The prison officials next hooked onto the idea that he hid the gun under a knitted cap which they claimed he had recently started wearing. Later they claimed they found a wig concealed in Jackson's cell, which he allegedly used for the smuggling.

George Jackson is dead. Jackson's book, Soledad Brother is available in paperback. It's a fantastically vivid account of life inside a major penitentiary under Amerikan Fascism. The following excerpts are from a letter taken from the book. . .

"The picture that I have painted of Soledad's general population facility may have made it sound not too bad at all. That mistaken impression would result from the absence in my description of one more very important feature of the main line--terrorism. A frightening, petrifying diffusion of violence and intimidation is emitted from the offices of the warden and captain. How else could a small group of armed men be expected to hold and rule another much larger group except through fear?

"Nothing has improved, nothing has changed in weeks. We're on the same course, the blacks are fast losing the last of their restraints. Growing numbers of blacks are openly passed over when paroles are considered. They have become aware that their only hope lies in resistance. They have learned that resistance is actually possible. The holds are beginning to slip away.

"Very few men imprisoned for economic crimes or even crimes of passion against the oppressor feel that they are really guilty. Most of today's black convicts have come to understand that they are the most abused victims of an unrighteous order. Up until now, the prospect of parole has kept us from confronting our captors with any real determination. But now with the living conditions deteriorating and with the sure knowledge that we are slated for destruction, we have been transformed Into an implacable army of liberation.

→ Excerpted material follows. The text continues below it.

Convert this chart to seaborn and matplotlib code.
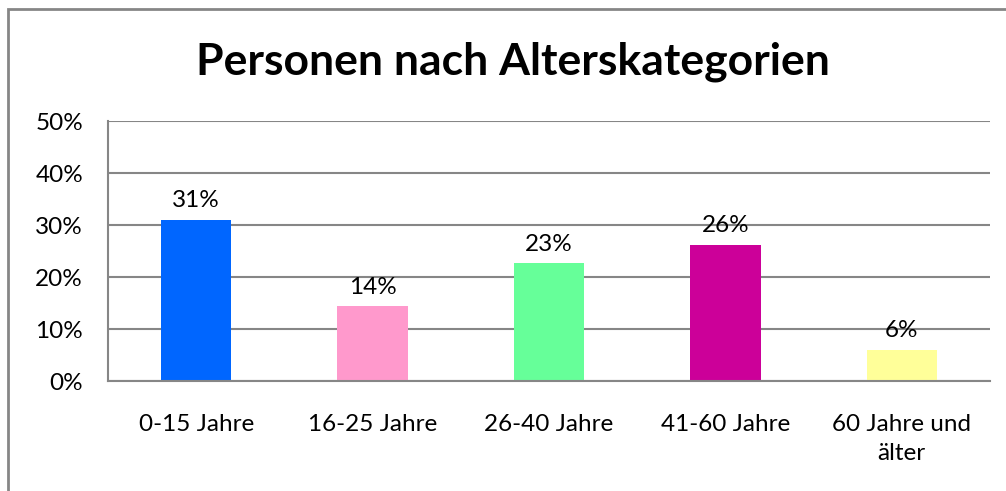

"Some people are going to get killed out of this situation that is growing. That is not a warning (or wishful thinking). I see it as an "unavoidable consequence" of placing and leaving control of our lives in the hands of men like Reagan.

"This jail brings out the very best in brothers or destroys them entirely. But none are unaffected. None who leave are normal. If I leave here alive, I'll leave nothing behind. They'll never count me among the broken men, but I can 't say that I am normal either. I've been hungry too long. I've gotten angry too often. I've been lied to and insulted too many times . . . They've pushed me over the line from which there can be no retreat. I KNOW that they will not be satisfied until they've pushed me out of this existence altogether."